It feels like November today, any sniff of spring has been blown off course by these squally showers and as I watch the fields through the raindrops on these windows, I think of back then.

My boots still smell of the farm, the hay sodden around my low heels and I trudged. The grain made my eyes water as I followed through the mud to find the sheep. And here and there low murmurings, deep bleating and they huddled and bundled themselves up. The new lambs are still unsteady and they trample around their mother’s teats. Some shy away but most are interested in the presence of the strangers.

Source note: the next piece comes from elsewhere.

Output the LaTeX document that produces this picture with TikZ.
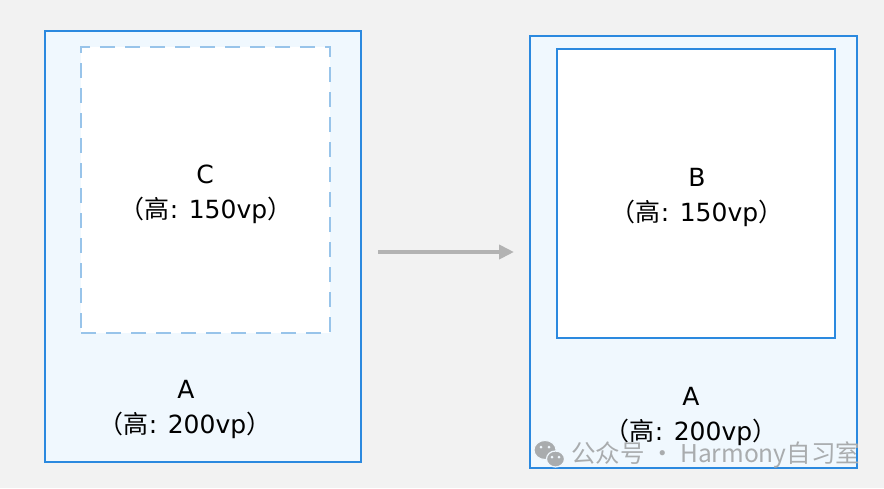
\documentclass[tikz,border=0pt]{standalone}
\usepackage{fontspec}
\setmainfont{DejaVu Sans}
\newfontfamily\cjk{Noto Sans CJK SC}
\usetikzlibrary{arrows.meta, positioning, calc}
\definecolor{pagebg}{HTML}{F2F2F2}
\definecolor{outerfill}{HTML}{F0F8FE}
\definecolor{borderblue}{HTML}{2B89DF}
\definecolor{dashblue}{HTML}{98C4EA}
\definecolor{arrowgray}{HTML}{B3B3B3}
\definecolor{markgray}{HTML}{A9ACAE}
\newcommand{\heightof}[1]{{\cjk （高}: #1{\cjk ）}}
\tikzstyle{outerbox} = [rectangle, draw=borderblue, fill=outerfill, line width=2.4pt, inner sep=0pt]
\tikzstyle{innerbox} = [rectangle, draw=borderblue, fill=white, line width=2.4pt, inner sep=0pt]
\tikzstyle{ghostbox} = [rectangle, draw=dashblue, fill=white, line width=2.6pt, dash pattern=on 15pt off 10pt, inner sep=0pt]
\tikzstyle{boxlabel} = [anchor=base, inner sep=0pt, text=black, font=\fontsize{25}{25}\selectfont]
\tikzstyle{arrow} = [line width=4pt, arrowgray, -{Triangle[length=15pt, width=14pt]}]

\begin{document}
\begin{tikzpicture}[x=1pt, y=-1pt]
    % Background
    \fill[pagebg] (0,0) rectangle (884,488);
    \useasboundingbox (0,0) rectangle (884,488);

    % Left: A with C
    \node[outerbox, minimum width=316pt, minimum height=431pt] (outerL) at (203,246.5) {};
    \node[ghostbox, minimum width=249pt, minimum height=286pt] (boxC) at (205.5,190) {};
    \node[boxlabel] (nameC) at (205,183) {C};
    \node[boxlabel] (heightC) at (206,218) {\heightof{150vp}};
    \node[boxlabel] (nameAL) at (186,398) {A};
    \node[boxlabel] (heightAL) at (185,433) {\heightof{200vp}};

    % Right: A with B
    \node[outerbox, minimum width=327pt, minimum height=432pt] (outerR) at (693.5,252) {};
    \node[innerbox, minimum width=278pt, minimum height=289pt] (boxB) at (696,193.5) {};
    \node[boxlabel] (nameB) at (697,186) {B};
    \node[boxlabel] (heightB) at (697,221) {\heightof{150vp}};
    \node[boxlabel] (nameAR) at (691,405) {A};
    \node[boxlabel] (heightAR) at (691,440) {\heightof{200vp}};

    % Arrow
    \coordinate (arrowstart) at (378,252);
    \coordinate (arrowend) at (514,252);
    \draw[arrow] (arrowstart) -- (arrowend);

    % Watermark
    \fill[markgray, draw=outerfill, line width=1pt] (545,450) ellipse (11pt and 9.5pt);
    \fill[markgray, draw=outerfill, line width=1.2pt] (555.5,459) ellipse (9pt and 8pt);
    \foreach \ex/\ey in {541/447, 549/447, 552/457, 559/457}
        \fill[outerfill] (\ex,\ey) circle (1.5pt);
    \node[anchor=west, text=markgray, font=\cjk\fontsize{24.5}{24.5}\selectfont, inner sep=0pt] (mark) at (571,455) {公众号 · Harmony自习室};
\end{tikzpicture}
\end{document}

And I am such a stranger, I tiptoe through the sopping mud, it laps my boots, it cries out for wellies as I watch. The farmer says they’ve bought the sheep into the barn because the weather had turned bad. He apologised – as though he should have controlled the sun, as though lambs should only come out to the smell of fresh grass with the rays warming up their plastered down fur. They nuzzle, he points out the next one ready for labour and she stretches her neck out, she paces and pads the earth.

She has found her spot. Once they’ve chosen their place they will not move from it, he says and they nestle down. She sniffs at the new borns in the next pen, keen for her own and I watch.

The herd wander around with little plan, like my thoughts, like the mess of images in my head. They jostle for attention, compete for food as I think of my friend on her beach at the start of her journey and me and our son stepping out then, on ours. I remember writing words for the service while she spun in chaos far from home. And there we were, unknown to each other, on that day being birthed  from the safety of our respective worlds into a land we didn’t recognise, blinking on new straw.

There was something so brutal about the farmland today, so essential, the irresistible force to push on and out and I felt it in the bristle of the mother’s tongue, in the grasp of the farmer’s hand as he eased out more new life. There in front of me dazed and bewildered, finding its feet in this pulse of nature, as I think of my friend, as I think of my preparations back then.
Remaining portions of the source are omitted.